Does evolution have a purpose? (Evolution)

by dhw, Friday, October 10, 2014, 15:41 (3483 days ago) @ David Turell

DAVID: The fitness discussion relates directly to competition and survival, and as we delve into this subject, note that my idea of eventual humans as the goal is another way of looking at a mechanism for evolution, just as my proposal of a driving mechanism to complexity can be another mechanism for evolution. We are stuck with Darwin's approach because it is the dominant current theory, but I can offer substantial arguments, as I have in the past for a different padttern of factors and mechanisms.-Previously, your drive to complexity was powered by a 3.7-billion-year-old computer programme. Apart from that alternative, I really can't see any difference between the inventive mechanism and a “driving mechanism to complexity”. We have agreed that survival does not explain progression beyond bacteria, and the merging of single cellular organisms into multicellular, followed by an ever increasing number of cellular combinations = invention and complexity. But you are right that innovations must still tie in with fitness, since there would not be much point in increased complexity if the new organism couldn't survive! -dhw: An autonomous IM will go on inventing, and each invention will lead to further inventions, and each one will have its own “agenda”, as it either copes with or exploits new conditions. But this may be where you and I have to part company. Let's see.-DAVID: We are not together. I still view an inventive mechanism as following guidelines and semi-autonomously inventing.-We have agreed that the inventive mechanism follows guidelines in the same way as the bridge-builder does: knowledge of what it can and can't do, plus knowledge of current conditions. If the bridge-builder is autonomous, so is the IM. You go on to say: “By semi-autonomous I mean I can see the IM branching off into all sorts of sidelines of live inventions.” We clearly speak a different language, but even my American dictionary offers the definition ”self-governing” . What is half self-governing? “Autonomous” in our context means the mechanism is in control of itself, is not preprogrammed, takes its own decisions. It branches off into many different forms BECAUSE it is autonomous, with the different organisms coming up with different solutions to different problems in different environments.
 
dhw: Dabbling was your other option, but that conflicted with your belief that evolution happened. 

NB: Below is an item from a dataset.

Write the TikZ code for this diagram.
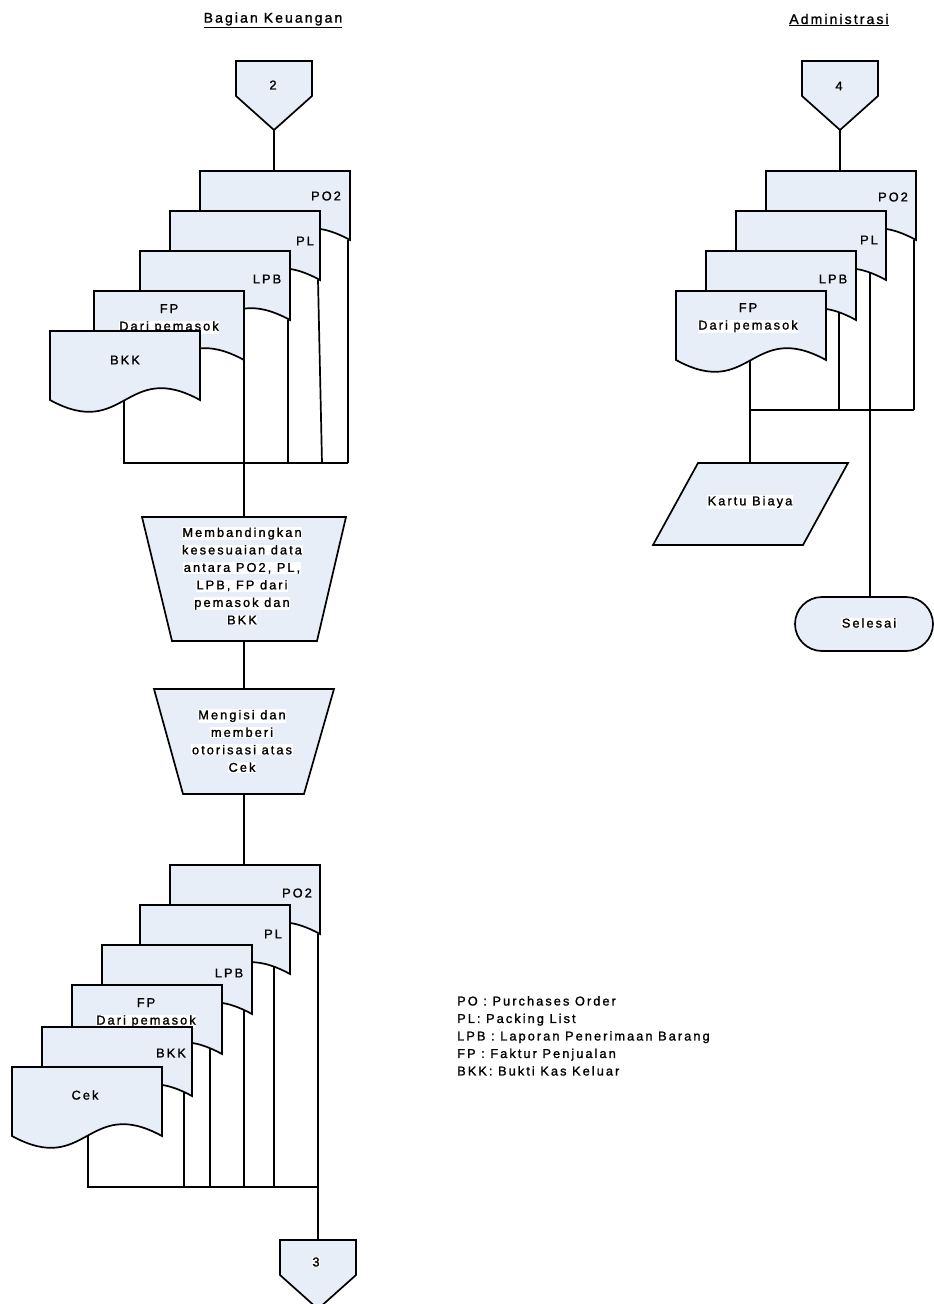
\documentclass[tikz,border=0pt]{standalone}
\usepackage{fontspec}
\setmainfont{Liberation Sans}[LetterSpace=16,FakeBold=1.3]
\newfontfamily\headfont{Liberation Sans}[LetterSpace=15,FakeBold=1.3]
\definecolor{docfill}{RGB}{232,238,247}

% white band behind a line of text
\newcommand\wbg[1]{{\setlength{\fboxsep}{0.6pt}\colorbox{white}{#1}}}

% document symbol: left x, top y (width 150, wavy bottom)
\newcommand\docat[2]{%
  \draw[shp] (#1,#2) -- ({#1+150},#2) -- ({#1+150},{#2+69})
    .. controls ({#1+75},{#2+28}) and ({#1+75},{#2+110}) .. (#1,{#2+69}) -- cycle;}

% off-page connector: centre x, top y
\newcommand\offpg[2]{%
  \draw[shp] ({#1-38},#2) -- ({#1+38},#2) -- ({#1+38},{#2+35}) -- (#1,{#2+69})
    -- ({#1-38},{#2+35}) -- cycle;}

\tikzset{
  shp/.style={draw=black, line width=1.7pt, fill=docfill, line join=miter},
  wire/.style={draw=black, line width=1.7pt},
  lbl/.style={inner sep=0pt, font=\fontsize{12.8}{17.5}\selectfont},
  hd/.style={inner sep=0pt, font=\headfont\fontsize{14}{17}\selectfont},
}

\begin{document}
\begin{tikzpicture}[x=1pt,y=-1pt]
\fill[white] (0,0) rectangle (934,1304);
\useasboundingbox (0,0) rectangle (934,1304);

% ---------- column headers
\node[hd] (hkeu) at (273,20) {\underline{Bagian Keuangan}};
\node[hd] (hadm) at (839,20) {\underline{Administrasi}};

% ---------- connection points
% Bagian Keuangan, upper stack
\coordinate (c2tip)    at (274,130);
\coordinate (kpo-top)  at (274,171);
\coordinate (kpo-br)   at (348,240);
\coordinate (kpo-end)  at (348,463);
\coordinate (kpl-br)   at (318,280);
\coordinate (kpl-end)  at (322,463);
\coordinate (klpb-br)  at (288,320);
\coordinate (klpb-end) at (288,463);
\coordinate (kfp-br)   at (244,360);
\coordinate (kbkk-w)   at (124,395);
\coordinate (kbkk-end) at (124,463);
% processes
\coordinate (cmp-top)  at (244,517);
\coordinate (cmp-bot)  at (244,641);
\coordinate (chk-top)  at (244,689);
\coordinate (chk-bot)  at (244,794);
% Bagian Keuangan, lower stack
\coordinate (bpo-top)  at (244,865);
\coordinate (bpo-br)   at (318,934);
\coordinate (bpo-end)  at (318,1187);
\coordinate (c3top)    at (318,1240);
\coordinate (bpl-w)    at (274,960);
\coordinate (bpl-end)  at (274,1187);
\coordinate (blpb-w)   at (244,1000);
\coordinate (blpb-end) at (244,1187);
\coordinate (bfp-w)    at (210,1040);
\coordinate (bfp-end)  at (210,1187);
\coordinate (bbkk-w)   at (184,1085);
\coordinate (bbkk-end) at (184,1187);
\coordinate (bcek-w)   at (88,1130);
\coordinate (bcek-end) at (88,1187);
% Administrasi
\coordinate (c4tip)    at (840,130);
\coordinate (rpo-top)  at (840,171);
\coordinate (rpo-br)   at (914,240);
\coordinate (rpo-end)  at (914,410);
\coordinate (rpl-w)    at (870,265);
\coordinate (sel-top)  at (870,597);
\coordinate (rlpb-w)   at (839,300);
\coordinate (rlpb-end) at (839,410);
\coordinate (rfp-w)    at (750,340);
\coordinate (rfp-end)  at (750,410);
\coordinate (kb-top)   at (750,463);

% ---------- connectors (drawn beneath the symbols)
\draw[wire] (c2tip) -- (kpo-top);
\draw[wire] (kpo-br) -- (kpo-end);
\draw[wire] (kpl-br) -- (kpl-end);
\draw[wire] (klpb-br) -- (klpb-end);
\draw[wire] (kfp-br) -- (cmp-top);
\draw[wire] (kbkk-w) -- (kbkk-end) -- (kpo-end);
\draw[wire] (cmp-bot) -- (chk-top);
\draw[wire] (chk-bot) -- (bpo-top);

\draw[wire] (bpo-br) -- (c3top);
\draw[wire] (bpl-w) -- (bpl-end);
\draw[wire] (blpb-w) -- (blpb-end);
\draw[wire] (bfp-w) -- (bfp-end);
\draw[wire] (bbkk-w) -- (bbkk-end);
\draw[wire] (bcek-w) -- (bcek-end) -- (bpo-end);

\draw[wire] (c4tip) -- (rpo-top);
\draw[wire] (rpo-br) -- (rpo-end);
\draw[wire] (rpl-w) -- (sel-top);
\draw[wire] (rlpb-w) -- (rlpb-end);
\draw[wire] (rfp-w) -- (kb-top);
\draw[wire] (rfp-end) -- (rpo-end);

% ---------- Bagian Keuangan: incoming documents
\offpg{274}{61}
\node[lbl] (n2) at (273,85) {2};
\docat{200}{171}
\node[lbl] (kpo) at (326,196) {PO2};
\docat{170}{211}
\node[lbl] (kpl) at (305,241) {PL};
\docat{140}{251}
\node[lbl] (klpb) at (267,279) {LPB};
\docat{94}{291}
\node[lbl, align=center] (kfp) at (169,319) {FP\\\wbg{Dari pemasok}};
\docat{50}{331}
\node[lbl] (kbkk) at (125,360) {BKK};

% ---------- processes
\draw[shp] (142,517) -- (346,517) -- (317,641) -- (172,641) -- cycle;
\node[lbl, align=center] (cmp) at (242,576)
  {\wbg{Membandingkan}\\\wbg{kesesuaian data}\\\wbg{antara PO2, PL,}\\
   \wbg{LPB, FP dari}\\\wbg{pemasok dan}\\\wbg{BKK}};
\draw[shp] (154,689) -- (334,689) -- (304,794) -- (183,794) -- cycle;
\node[lbl, align=center] (chk) at (242,741)
  {\wbg{Mengisi dan}\\\wbg{memberi}\\\wbg{otorisasi atas}\\\wbg{Cek}};

% ---------- Bagian Keuangan: outgoing documents
\docat{170}{865}
\node[lbl] (bpo) at (297,893) {PO2};
\docat{140}{905}
\node[lbl] (bpl) at (273,934) {PL};
\docat{102}{945}
\node[lbl] (blpb) at (229,973) {LPB};
\docat{72}{985}
\node[lbl, align=center] (bfp) at (146,1013) {FP\\\wbg{Dari pemasok}};
\docat{42}{1027}
\node[lbl] (bbkk) at (171,1053) {BKK};
\docat{12}{1067}
\node[lbl] (bcek) at (85,1095) {Cek};
\offpg{318}{1240}
\node[lbl] (n3) at (316,1262) {\wbg{3}};

% ---------- Administrasi
\offpg{840}{61}
\node[lbl] (n4) at (839,86) {4};
\docat{766}{171}
\node[lbl] (rpo) at (893,197) {PO2};
\docat{736}{211}
\node[lbl] (rpl) at (869,240) {PL};
\docat{706}{251}
\node[lbl] (rlpb) at (833,279) {LPB};
\docat{676}{291}
\node[lbl, align=center] (rfp) at (748,318) {FP\\\wbg{Dari pemasok}};

\draw[shp] (698,463) -- (848,463) -- (803,545) -- (653,545) -- cycle;
\node[lbl] (kb) at (750,502) {\wbg{Kartu Biaya}};

\draw[shp, rounded corners=27pt] (795,597) rectangle (933,651);
\node[lbl] (sel) at (869,623) {\wbg{Selesai}};

% ---------- abbreviations
\node[lbl, align=left, anchor=north west] (legend) at (457,996)
  {PO : Purchases Order\\PL: Packing List\\LPB : Laporan Penerimaan Barang\\
   FP : Faktur Penjualan\\BKK: Bukti Kas Keluar};
\end{tikzpicture}
\end{document}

DAVID: No it doesn't. Dabbling simply meant guiding some of the evolutionary changes.-My apologies. You are quite right, and this may become an important factor in our discussion.
 
dhw: The theistic version of the inventive mechanism, i.e. that your God created it, raises the question of his motives for the bush, whereas your anthropocentric 3.7-year-preprogramming - while failing to explain the higgledy-piggledy bush - gives you a tangible purpose to cling to. 
DAVID: Once again, you are making religion's mistake, awarding God with human thinking. He may have had no motives for a bush.-You can hardly complain about such thinking when you have consistently argued that God's evolutionary purpose was to create humans.
 
dhw: It also ties in neatly with religion, since many religious people believe that God is interested in them, and loves them, and wants them to behave properly and be happy. Maybe they're right. Who knows?
DAVID: That is just my point. Who knows God at all?-Indeed. He may not even exist. But you think he does, so do you still believe his purpose in starting evolution was to create humans?